Why hold back my thoughts? This is a calling (I said it before). My Holy Spirit, the angelic voice who’s responsible for my writing, builds the story; explains to me THE TRUTH. I’ve learned that one’s enemy is oneself. Our thoughts mold us and structures our physical appearance to the world. I have multiple titles for my enemy: Inner Demon, Dark Shadow, The Beast, The Monster, Social Anarchist, etc. This enemy of mine portrays fear, silence, and all the deadly sins. The Evil that feeds off arrogance whenever I’m competing with others just to “prove a point” or my existence within its’ hierarchy.

Maldita sea este ser que vive dentro de mi. The only way out from it or the only way to stop it is by doing what I do, writing. Vomiting the venom of despicable feelings and discomforts as well as good ones (oh may I remind you it hates that). So as I write I’m going to tell you my stories; if I don’t, then I’m feeding into my Inner Demon which becomes more stronger, which means, extreme tortures. I shouldn’t be frighten by the figure of expressionism. I want to break the Chain of Silence and Fear that has been encoded by most of my ancestors due to cultural oppression, pride and lack of education.

Broken Silence: Praising Our Lord without any Fear

Published May 5, 2013 by moradalila2010

Silence. Is what can be either bitter sweet or pleasant.

Silence. Someone’s friend best or worse enemy.

Silence. Crying pains, joyful moments.

Silence. Unspoken beauty stored where no one can hear, for fear of the unknown, judgments or misinterpretations.

Silence. Unclear scars, once so hurtful and shameful.

Silence. Is what most hear when someone is crying for help, loneliness, confusion…

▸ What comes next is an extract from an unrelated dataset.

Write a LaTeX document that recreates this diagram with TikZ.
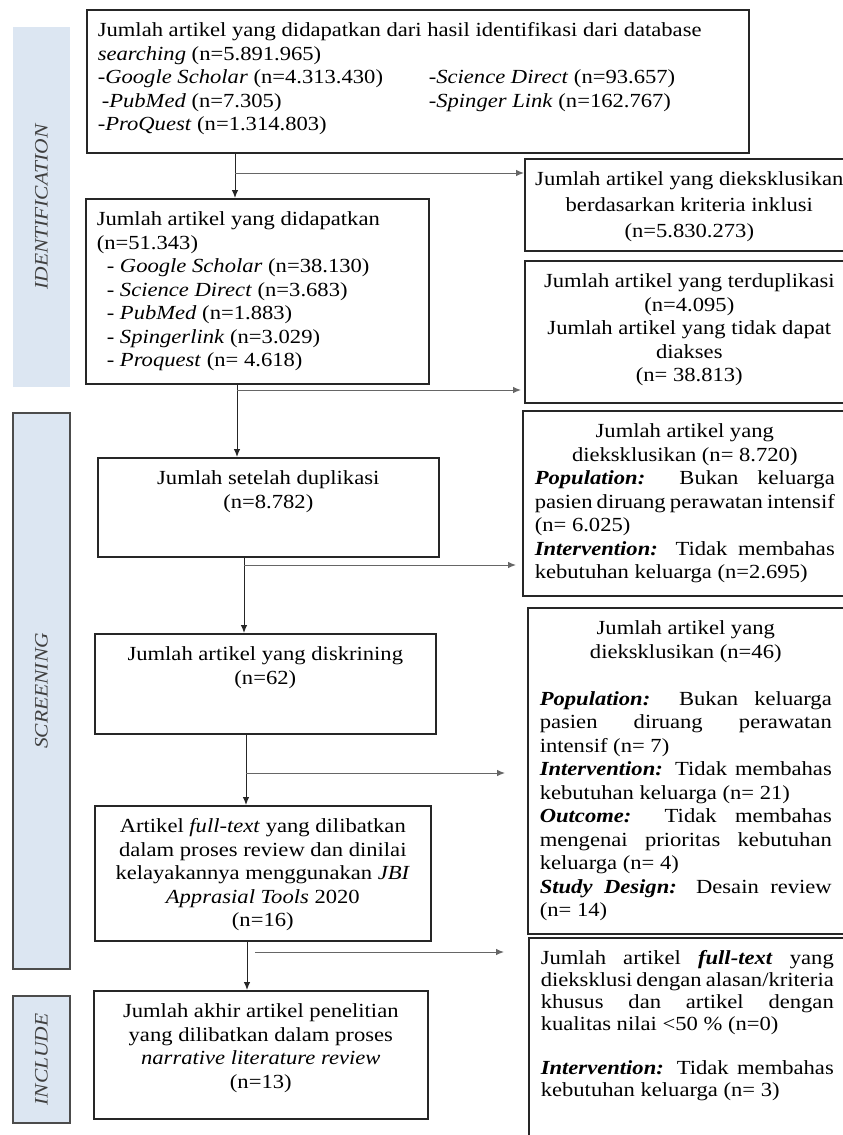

Silence. What this world we live in wants us to do.

 

Jesus says, “speak!” I will reassure your words, shield those lips from venom.

Jesus says, “Speak!”

Silence, in front of the Demons who point straight at your heart, but fails for THE TRUTH is their kryptonite.

 

Open up your heart, let me in!

Open up your hearts and let him in…

I took a step. It wasn’t easy, the trip over there, but I have proclaimed my faith and I am full of power and joy. I can take anything anytime. Now I know that I am worthy and my value is strong. I am going out there, to this world, to not just proclaim my faith but to testify that I have survived many storms, cried many nights, hurt in silence, had many doubts and kept in silence. I have spoken beautiful words that many fear to speak… Jesus loves me and I know that I will obey with my purpose.

 

Silence only when I listen to those that need an ear.

Silence when I hear ignorance or negativity.

Silence only when the Holy Spirit tells me to rest; I am not afraid… this is the power of our Lord upon entering in my life.